«…Хотя во главе большевизма стоит русский дворянин, далеко не кающийся дворянин, по имени Ульянов-Ленин, но молва душою этого течения признает евреев, как вообще евреям приписывают едва ли не всю вину (или заслугу?) нашей революции. В связи с этим на столбцах газет пестрят разоблачения псевдонимов: злорадно снимают личину Стеклова с лица Нахамкиса, вместо Зиновьева подставляют Апфельбаума, уличают Каменева Розенфельдом, Троцкого — Бронштейном, Мартова — Цедербаумом и т. д. Если бы это было только невинной забавой… Но здесь на самом деле… коварно зреет ядовитое зерно антисемитизма. И оно может вырасти и дать кровавый плод (и дает уже)… Действительно, в теперешнем движении против большевиков есть такие особенности, которые превращают его и в движение против евреев… История давно уже уделила им (евреям. —
…Среди большевиков видную роль играют евреи… Но справедливость укажет, что и среди меньшевиков одно из первых мест занимают те же евреи… Евреи около Максима Горького, евреи — около Плеханова. Но если чьим-нибудь симпатиям ближе социалисты-революционеры, политическая семья «бабушки» Брешко-Брешковской, те найдут и в этой партии вождей-евреев… В недрах русского монархизма, среди консерваторов, несомненно, тоже были и есть евреи. Они — и в центре, они — и слева, они — и справа.
И в связи это с тем, что так же обстоит дело не только в политике, но и в русской культуре вообще. Достаточно сказать, что еврейские деятели и писатели распределили себя здесь по самым различным идеологиям, оказались в самых далеких друг от друга лагерях… вспомним, что наиболее убежденным и наиболее талантливым реставратором славянофильства, реставратором-художником, является Гершензон.

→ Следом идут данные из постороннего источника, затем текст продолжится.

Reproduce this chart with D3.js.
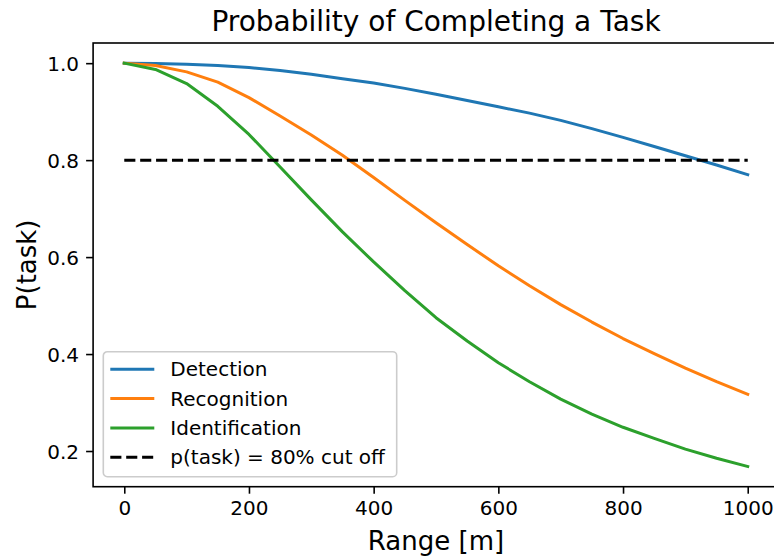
<!DOCTYPE html>
<html>
<head>
<meta charset="utf-8">
<script src="https://cdn.jsdelivr.net/npm/d3@7"></script>
<style>
  body { margin: 0; background: #fff; }
  svg { display: block; font-family: "DejaVu Sans", sans-serif; }
</style>
</head>
<body>
<svg id="chart" width="774" height="558"></svg>
<script>
// range samples [m]
const range = [0, 50, 100, 150, 200, 250, 300, 350, 400, 450, 500,
               550, 600, 650, 700, 750, 800, 850, 900, 950, 1000]

// values
const detection = [1.000, 0.9995, 0.998, 0.995, 0.991, 0.985, 0.977, 0.968, 0.959, 0.948, 0.936,
                   0.923, 0.910, 0.897, 0.882, 0.865, 0.847, 0.828, 0.809, 0.790, 0.770]
const recognition = [1.000, 0.995, 0.982, 0.961, 0.929, 0.891, 0.852, 0.810, 0.764, 0.717, 0.671,
                     0.626, 0.582, 0.541, 0.502, 0.466, 0.432, 0.401, 0.371, 0.343, 0.317]
const identification = [1.000, 0.987, 0.958, 0.911, 0.853, 0.786, 0.718, 0.652, 0.590, 0.531, 0.475,
                         0.427, 0.382, 0.343, 0.307, 0.276, 0.249, 0.226, 0.204, 0.185, 0.168]

const cutoff = 0.8
const xTicks = [0, 200, 400, 600, 800, 1000]
const yTicks = [0.2, 0.4, 0.6, 0.8, 1.0]

const series = [
    {name: 'Detection', values: detection, color: '#1f77b4'},
    {name: 'Recognition', values: recognition, color: '#ff7f0e'},
    {name: 'Identification', values: identification, color: '#2ca02c'}
]

const axLeft = 93.1, axRight = 778.9, axTop = 43, axBottom = 486.7

const svg = d3.select('#chart')

// matplotlib style 5% margins
const xMin = d3.min(range), xMax = d3.max(range)
const xPad = (xMax - xMin) * 0.05
const x = d3.scaleLinear()
    .domain([xMin - xPad, xMax + xPad])
    .range([axLeft, axRight])

const allY = detection.concat(recognition, identification)
const yMin = d3.min(allY), yMax = d3.max(allY)
const yPad = (yMax - yMin) * 0.05
const y = d3.scaleLinear()
    .domain([yMin - yPad, yMax + yPad])
    .range([axBottom, axTop])

const line = d3.line()
    .x((d, i) => x(range[i]))
    .y(d => y(d))

// curves
series.forEach(s => {
    svg.append('path')
        .datum(s.values)
        .attr('fill', 'none')
        .attr('stroke', s.color)
        .attr('stroke-width', 3)
        .attr('stroke-linejoin', 'round')
        .attr('stroke-linecap', 'square')
        .attr('d', line)
})

// cut off line
svg.append('path')
    .datum([xMin, xMax])
    .attr('fill', 'none')
    .attr('stroke', '#000')
    .attr('stroke-width', 3)
    .attr('stroke-dasharray', '11.1,4.8')
    .attr('d', d3.line().x(d => x(d)).y(() => y(cutoff)))

// axes
const xAxis = svg.append('g')
    .attr('transform', 'translate(0,' + axBottom + ')')
    .call(d3.axisBottom(x).tickValues(xTicks).tickFormat(d3.format('d')).tickSizeOuter(0).tickSize(7).tickPadding(7))
const yAxis = svg.append('g')
    .attr('transform', 'translate(' + axLeft + ',0)')
    .call(d3.axisLeft(y).tickValues(yTicks).tickFormat(d3.format('.1f')).tickSizeOuter(0).tickSize(7).tickPadding(7))

;[xAxis, yAxis].forEach(g => {
    g.select('.domain').remove()
    g.selectAll('.tick line').attr('stroke', '#000').attr('stroke-width', 1.6)
    g.selectAll('.tick text').attr('fill', '#000').attr('font-size', 20)
        .attr('font-family', '"DejaVu Sans", sans-serif')
})
yAxis.selectAll('.tick text').attr('dy', '0.36em')

// frame
svg.append('rect')
    .attr('x', axLeft)
    .attr('y', axTop)
    .attr('width', axRight - axLeft)
    .attr('height', axBottom - axTop)
    .attr('fill', 'none')
    .attr('stroke', '#000')
    .attr('stroke-width', 1.6)

// title and labels
svg.append('text')
    .attr('x', (axLeft + axRight) / 2)
    .attr('y', 31)
    .attr('text-anchor', 'middle')
    .attr('font-size', 28)
    .text('Probability of Completing a Task')

svg.append('text')
    .attr('x', (axLeft + axRight) / 2)
    .attr('y', 550)
    .attr('text-anchor', 'middle')
    .attr('font-size', 26)
    .text('Range [m]')

svg.append('text')
    .attr('transform', 'translate(36,' + ((axTop + axBottom) / 2) + ') rotate(-90)')
    .attr('text-anchor', 'middle')
    .attr('font-size', 26)
    .text('P(task)')

// legend
const legendItems = series.map(s => ({name: s.name, color: s.color, dash: null}))
legendItems.push({name: 'p(task) = 80% cut off', color: '#000', dash: '11.1,4.8'})

const legend = svg.append('g').attr('transform', 'translate(103.3,351.7)')
legend.append('rect')
    .attr('width', 293.4)
    .attr('height', 125)
    .attr('rx', 4)
    .attr('fill', 'rgba(255,255,255,0.8)')
    .attr('stroke', '#cccccc')
    .attr('stroke-width', 1.6)

legendItems.forEach((d, i) => {
    const cy = 17.6 + i * 29.3
    legend.append('line')
        .attr('x1', 7)
        .attr('x2', 51)
        .attr('y1', cy)
        .attr('y2', cy)
        .attr('stroke', d.color)
        .attr('stroke-width', 3)
        .attr('stroke-dasharray', d.dash)
    legend.append('text')
        .attr('x', 67)
        .attr('y', cy)
        .attr('dy', '0.36em')
        .attr('font-size', 20)
        .text(d.name)
})
</script>
</body>
</html>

Русские псевдонимы — псевдонимы только внешние; по существу же, они говорят только об единстве тех задач, которые ставят себе одинаково и русская, и еврейская интеллигенция…
Но теперь по России льются кровавые волны. И конечно, по образцу позорного прошлого, в первую очередь и больше всего гибель падает на головы евреев. Для грубого и элементарного сознания они оказываются виновниками современной разрухи.
…Большинство евреев — против большевизма, и своими они не признают Троцкого с компанией, морально извергают их из своей среды — отщепенцами еврейства… изменниками еврейству, а не евреями считают они этих бездомных, внутренне опустошенных, бессодержательных людей. Большевики витают в безвоздушном пространстве; и физически, и нравственно какие-то перекати-поле, без оседлости, без привязанности, без национальности, вне религии, вне родины, вне истории, вообще во всех отношениях внешние, люди-схемы, люди-призраки, математические точки, а не специфические евреи.
…Болыпевизм-то уже наверное не есть продукт еврейства… недаром эти еврейские имена прикрыты русскими псевдонимами… это лишний раз доказывает, что носители таких псевдонимов — не личности, а безличности, что они — никто, что их нельзя причислить ни к русским, ни к евреям… люди без роду, без племени, не помнящие родства, чужаки, пришельцы, мнимые русские, псевдоевреи…
Еще до того, как погромы настигли еврея под красным знаменем революции, он хорошо их познал при торжестве трехцветного флага; изменились цвета, но не трагическая сущность жизни… Антисемитизм принимает теперь свою худшую форму: из правительственного он делается общественным… Реакция всегда движется у нас под знаком антисемитизма…
У революции есть честь. Революция обязывает. И честь ее требует, чтобы она была нелицеприятна к национальностям и не впадала в преступную пошлость антисемитизма, этого, по известному выражению Бисмарка, социализма дураков…
Антисемитизм, и тонкий и грубый, занимает лишь один — очень выразительный, правда, — угол русской картины.
Но его характерность вовсе не заслоняет других кругов теперешнего русского ада. Впрочем, современные ужасы поражают лишь тех, кого они непосредственно касаются; все же остальные, только узнающие о насилиях и убийствах, не испытывают уже почти никакого впечатления. Притупилась впечатлительность, ко всему привыкли. Каждое утро мы вбираем в себя обильную дозу яда — ядом напитан любой газетный лист; и ничего: душевный организм наш к отраве приспособился… Все мы стали более жестоки, чем были раньше; война огрубила наши души и нервы…
Ничто больше не потрясает, не выводит нашего сердца из состояния моральной усталости…»
Практика разгрома России (именно разгрома, а не самораспада) с последующим закабалением ее дает совершенно противоположное толкование словам Айхенвальда, в искренности которого, однако, сомневаться не приходится. Не все ему дано было провидеть. Мы же свое «провидение» познали из кровавой беспощадной практики, попыток разрушения русской государственности и культуры, наглого нашествия тех, кого мы принимали за друзей, с кем делили и делим кров и еду.